Der Fachkräftemangel in der Jugendhilfe ist auch in der Arbeit mit jungen Geflüchteten zu spüren. Außerdem finden soziale Einrichtungen immer schwerer Räumlichkeiten innerhalb Berlins, in denen sie ihre Angebote umsetzen können. Ein Ausbau an Kooperationen – beispielsweise der bezirklichen Jugendämter mit Wohnungsbaugesellschaften – sei an dieser Stelle wünschenswert. Zudem benötigen auch die Fachkräfte bezahlbaren Wohnraum in Berlin.

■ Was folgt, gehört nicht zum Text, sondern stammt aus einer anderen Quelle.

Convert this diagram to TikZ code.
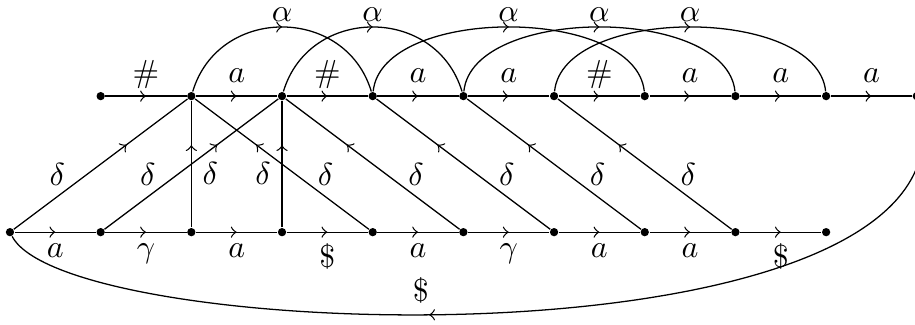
\documentclass[tikz,border=0pt]{standalone}
\usetikzlibrary{decorations.markings}
\begin{document}
\begin{tikzpicture}[
  dot/.style={circle,fill=black,inner sep=0pt,minimum size=2.6pt},
  marr/.style={postaction={decorate},decoration={markings,mark=at position #1 with {\arrow{>}}}},
  toplab/.style={anchor=base,yshift=0.145cm},
  botlab/.style={below},
  dlab/.style={pos=0.25,above},
  alab/.style={midway,above=1.6pt,inner sep=0pt},
]
\useasboundingbox (-0.11,-1.02) rectangle (9.98,2.56);
\foreach \i in {0,...,9} {
  \node[dot] (t\i) at (\i+1,1.5) {};
  \node[dot] (b\i) at (\i,0) {};
}
% top row
\draw[marr=0.5] (t0) -- node[toplab]{$\#$} (t1);
\draw[marr=0.5] (t1) -- node[toplab]{$a$} (t2);
\draw[marr=0.5] (t2) -- node[toplab]{$\#$} (t3);
\draw[marr=0.5] (t3) -- node[toplab]{$a$} (t4);
\draw[marr=0.5] (t4) -- node[toplab]{$a$} (t5);
\draw[marr=0.5] (t5) -- node[toplab]{$\#$} (t6);
\draw[marr=0.5] (t6) -- node[toplab]{$a$} (t7);
\draw[marr=0.5] (t7) -- node[toplab]{$a$} (t8);
\draw[marr=0.5] (t8) -- node[toplab]{$a$} (t9);
% bottom row
\draw[marr=0.5] (b0) -- node[botlab]{$a$} (b1);
\draw[marr=0.5] (b1) -- node[botlab]{$\gamma$} (b2);
\draw[marr=0.5] (b2) -- node[botlab]{$a$} (b3);
\draw[marr=0.5] (b3) -- node[botlab]{$\$$} (b4);
\draw[marr=0.5] (b4) -- node[botlab]{$a$} (b5);
\draw[marr=0.5] (b5) -- node[botlab]{$\gamma$} (b6);
\draw[marr=0.5] (b6) -- node[botlab]{$a$} (b7);
\draw[marr=0.5] (b7) -- node[botlab]{$a$} (b8);
\draw[marr=0.5] (b8) -- node[botlab]{$\$$} (b9);
% delta edges
\draw[marr=0.65] (b0) -- node[dlab]{$\delta$} (t1);
\draw[marr=0.65] (b1) -- node[dlab]{$\delta$} (t2);
\draw[marr=0.65] (b2) -- node[pos=0.25,above right]{$\delta$} (t1);
\draw[marr=0.65] (b3) -- node[pos=0.25,above left]{$\delta$} (t2);
\draw[marr=0.65] (b4) -- node[dlab]{$\delta$} (t1);
\draw[marr=0.65] (b5) -- node[dlab]{$\delta$} (t2);
\draw[marr=0.65] (b6) -- node[dlab]{$\delta$} (t3);
\draw[marr=0.65] (b7) -- node[dlab]{$\delta$} (t4);
\draw[marr=0.65] (b8) -- node[dlab]{$\delta$} (t5);
% alpha arcs
\draw[marr=0.5] (t1) .. controls +(0.3,1) and +(-0.3,1) .. (t3) node[alab]{$\alpha$};
\draw[marr=0.5] (t2) .. controls +(0.3,1) and +(-0.3,1) .. (t4) node[alab]{$\alpha$};
\draw[marr=0.5] (t3) .. controls +(0.1,1) and +(-0.1,1) .. (t6) node[alab]{$\alpha$};
\draw[marr=0.5] (t4) .. controls +(0.1,1) and +(-0.1,1) .. (t7) node[alab]{$\alpha$};
\draw[marr=0.5] (t5) .. controls +(0.1,1) and +(-0.1,1) .. (t8) node[alab]{$\alpha$};
% long return edge
\coordinate (c1) at (10.92,-1.54);
\coordinate (c2) at (0.66,-1.27);
\draw[marr=0.58] (t9) .. controls (c1) and (c2) .. (b0) node[pos=0.57,above]{$\$$};
\end{tikzpicture}
\end{document}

Übergangsschwierigkeiten müssen abgefedert werden

Die Träger verdeutlichten weiterhin, dass insbesondere junge Geflüchtete, die an der Schwelle zur Selbstständigkeit stehen, von der Wohnungsknappheit betroffen sind: Es sei für sie quasi unmöglich, eine eigene Wohnung zu finden. Dem entgegen stehe das Bestreben mancher bezirklichen Jugendämter, die jungen Menschen nach Erreichen des 18. Lebensjahres möglichst schnell aus der Jugendhilfe zu entlassen – selbst, wenn aus pädagogischer Sicht noch Hilfebedarf besteht.

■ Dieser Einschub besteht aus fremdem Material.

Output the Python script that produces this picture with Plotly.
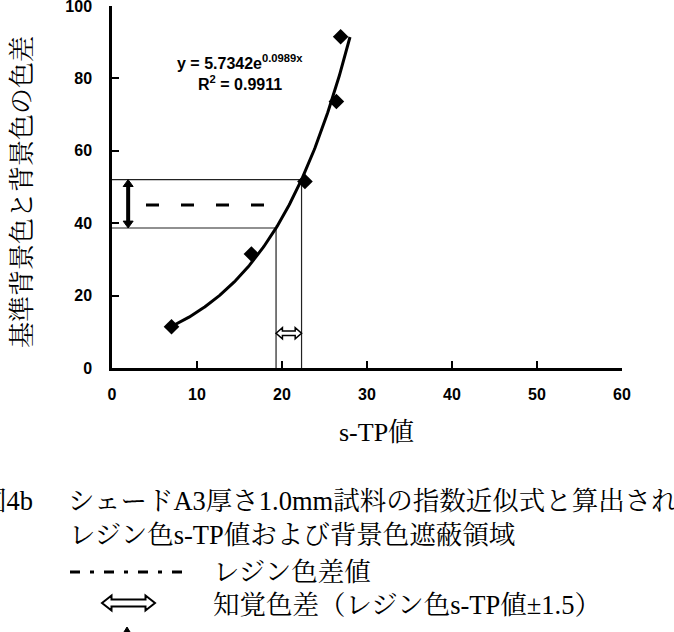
import numpy as np
import plotly.graph_objects as go

# ---------------- data ----------------
stp_values = [7.0, 16.4, 22.7, 26.4, 26.9]          # s-TP値
color_diff = [11.4, 31.5, 51.5, 73.6, 91.5]         # 基準背景色と背景色の色差
fit_a = 5.7342
fit_b = 0.0989
fit_r2 = 0.9911
curve_range = [7.0, 28.0]
resin_diff = 45.0          # レジン色差値
resin_tp = 20.8            # レジン色s-TP値
perceptual = 1.5           # 知覚色差 ±1.5
dash_range = [4.0, 18.1]
vert_arrow_x = 1.9
hollow_arrow_y = 9.6
x_ticks = [0, 10, 20, 30, 40, 50, 60]
y_ticks = [0, 20, 40, 60, 80, 100]

# ---------------- layout helpers ----------------
W, H = 674, 632
L, R, T, B = 112, 52, 6, 264
PW, PH = W - L - R, H - T - B


def px(x):
    return (x - L) / PW


def py(y):
    return (H - B - y) / PH


SERIF = "Liberation Serif, Noto Serif CJK JP, Noto Sans CJK JP, serif"
SANS = "Liberation Sans, Arial, sans-serif"

fit = lambda x: fit_a * np.exp(fit_b * np.asarray(x))
tp_lo, tp_hi = resin_tp - perceptual, resin_tp + perceptual
y_lo, y_hi = float(fit(tp_lo)), float(fit(tp_hi))

fig = go.Figure()

# guide lines (thin)
fig.add_trace(go.Scatter(x=[0, tp_hi, tp_hi], y=[y_hi, y_hi, 0], mode="lines",
                         line=dict(color="#222", width=1.2), hoverinfo="skip", showlegend=False))
fig.add_trace(go.Scatter(x=[0, tp_lo, tp_lo], y=[y_lo, y_lo, 0], mode="lines",
                         line=dict(color="#222", width=1.2), hoverinfo="skip", showlegend=False))

# resin colour difference dashed line
fig.add_trace(go.Scatter(x=dash_range, y=[resin_diff, resin_diff], mode="lines",
                         line=dict(color="black", width=3, dash="13px,22px"),
                         hoverinfo="skip", showlegend=False))

# fitted curve
xc = np.linspace(curve_range[0], curve_range[1], 200)
fig.add_trace(go.Scatter(x=xc, y=fit(xc), mode="lines",
                         line=dict(color="black", width=3), showlegend=False))

# data points
fig.add_trace(go.Scatter(x=stp_values, y=color_diff, mode="markers",
                         marker=dict(symbol="diamond", size=12, color="black"),
                         showlegend=False))

shapes = []
# vertical filled double arrow
head = 1.9
shapes.append(dict(type="line", xref="x", yref="y", x0=vert_arrow_x, x1=vert_arrow_x,
                   y0=y_lo + head * 0.8, y1=y_hi - head * 0.8,
                   line=dict(color="black", width=4)))
for tip, base in [(y_hi, y_hi - head), (y_lo, y_lo + head)]:
    shapes.append(dict(type="path", xref="x", yref="y", xsizemode="pixel", xanchor=vert_arrow_x,
                       path=f"M -5,{base} L 0,{tip} L 5,{base} Z",
                       fillcolor="black", line=dict(color="black", width=1)))

# hollow double arrow in plot
hl = 0.75
a, b = tp_lo, tp_hi
path = (f"M {a},0 L {a+hl},5.5 L {a+hl},2.3 L {b-hl},2.3 L {b-hl},5.5 L {b},0 "
        f"L {b-hl},-5.5 L {b-hl},-2.3 L {a+hl},-2.3 L {a+hl},-5.5 Z")
shapes.append(dict(type="path", xref="x", yref="y", ysizemode="pixel", yanchor=hollow_arrow_y,
                   path=path, fillcolor="white", line=dict(color="black", width=1.5)))

# legend samples below chart
shapes.append(dict(type="line", xref="paper", yref="paper", x0=px(70), x1=px(182),
                   y0=py(572), y1=py(572),
                   line=dict(color="black", width=3, dash="10px,10px,4px,10px")))
shapes.append(dict(type="path", xref="paper", yref="paper", xsizemode="pixel", ysizemode="pixel",
                   xanchor=px(128.5), yanchor=py(603),
                   path=("M -26.5,0 L -17,7.5 L -17,3.5 L 17,3.5 L 17,7.5 L 26.5,0 "
                         "L 17,-7.5 L 17,-3.5 L -17,-3.5 L -17,-7.5 Z"),
                   fillcolor="white", line=dict(color="black", width=2)))
shapes.append(dict(type="path", xref="paper", yref="paper", xsizemode="pixel", ysizemode="pixel",
                   xanchor=px(127), yanchor=py(627),
                   path="M -5.5,-9 L 0,0 L 5.5,-9 Z",
                   fillcolor="black", line=dict(color="black", width=1)))


def cap(x, y, text, xanchor="left", size=26.5, angle=0):
    return dict(x=px(x), y=py(y), xref="paper", yref="paper", showarrow=False,
                xanchor=xanchor, yanchor="middle", textangle=angle, text=text,
                font=dict(family=SERIF, size=size, color="black"))


annotations = [
    dict(x=15.1, y=84.6, xref="x", yref="y", showarrow=False, xanchor="center", yanchor="middle",
         text=f"y = {fit_a}e<sup>{fit_b}x</sup>",
         font=dict(family=SANS, size=16, color="black", weight="bold")),
    dict(x=15.0, y=78.6, xref="x", yref="y", showarrow=False, xanchor="center", yanchor="middle",
         text=f"R<sup>2</sup> = {fit_r2}",
         font=dict(family=SANS, size=16, color="black", weight="bold")),
    # axis titles
    cap(22, 192, "基準背景色と背景色の色差", xanchor="center", size=26, angle=-90),
    cap(376, 432, "s-TP値", xanchor="center", size=26),
    # caption
    cap(35, 501, "図4b", xanchor="right"),
    cap(66, 501, "シェードA3厚さ1.0mm試料の指数近似式と算出された"),
    cap(67, 535, "レジン色s-TP値および背景色遮蔽領域"),
    cap(211, 572, "レジン色差値"),
    cap(211, 605, "知覚色差（レジン色s-TP値±1.5）"),
]

fig.update_layout(
    width=W, height=H,
    margin=dict(l=L, r=R, t=T, b=B, pad=0, autoexpand=False),
    paper_bgcolor="white", plot_bgcolor="white",
    shapes=shapes, annotations=annotations,
    showlegend=False,
)
common = dict(ticks="inside", ticklen=7, tickwidth=2, tickcolor="black", showline=True,
              linecolor="black", linewidth=2.5, showgrid=False, zeroline=False,
              ticklabeloverflow="allow", automargin=False,
              tickfont=dict(family=SANS, size=16, color="black", weight="bold"))
fig.update_xaxes(range=[0, 60], tickvals=x_ticks, ticklabelstandoff=10, **common)
fig.update_yaxes(range=[0, 100], tickvals=y_ticks, ticklabelstandoff=14, **common)

fig.write_html("out.html")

Die Träger berichten von großem Stress, die bei den jungen Volljährigen dadurch entsteht, dass einige Jugendämter die Hilfen nach Erreichen des 18. Lebensjahres trotz pädagogischem Bedarf nur jeweils um drei Monate verlängern. Abteilungsleiterin Stappenbeck betonte, dass diese Praxis rechtswidrig sei und so nicht aus der Ausführungsvorschrift der Senatsjugendverwaltung über die Gewährung von Jugendhilfe hervorgehe.  

UMG müssen besser in der Jugendberufshilfe ankommen

Die Träger sprachen sich des Weiteren für eine zentrale Freiplatzbörse für die Angebote der Jugendberufshilfe aus – geeignete Angebote seien derzeit oft schlicht nicht bekannt. Zudem benötigen junge Menschen mit Fluchterfahrung Unterstützung beim Spracherwerb und bei der Prüfungsvorbereitung.

Darüber hinaus müssen während der Zeit der Berufsvorbereitung und -orientierung auch psychosoziale Aspekte mitberücksichtigt werden, damit der Einstieg in das Berufsleben gut gelingt. Es müsse daher möglich sein, die Dauer von Bildungsmaßnahmen mit sozialpädagogischer Begleitung zu verlängern und mit bedarfsgerechten Unterstützungsmaßnahmen zu ergänzen. Abteilungsleiterin Stappenbeck sagte zu, in den neu geplanten Ausführungsvorschriften für die Leistungen der Jugendberufshilfe entsprechende Regelungen zur Bewilligungspraxis so zu präzisieren, dass den jungen Menschen bedarfsgerechte Hilfeleistungen mit hinreichender zeitlicher Perspektive gewährt werden.

Finanzierung für Netzwerk Vormundschaften sichern

Der Staatssekretär signalisierte, sich für die Finanzierung der Träger einzusetzen, die Vereinsvormundschaften und ehrenamtliche Vormundschaften für UMG anbieten. Diese Finanzierung ist derzeit ab Januar 2023 noch nicht im benötigten Umfang gesichert. Die Paritätischen Träger berichten, dass die Bereitschaft in der Zivilgesellschaft, eine ehrenamtliche Vormundschaft zu übernehmen, in diesem Jahr stark gestiegen sei. Unter anderem um diese ehrenamtlichen Kräfte anzuleiten und um bestehende Vormundschaften zu erhalten, ist eine gesicherte Finanzierung im Jahr 2023 nötig.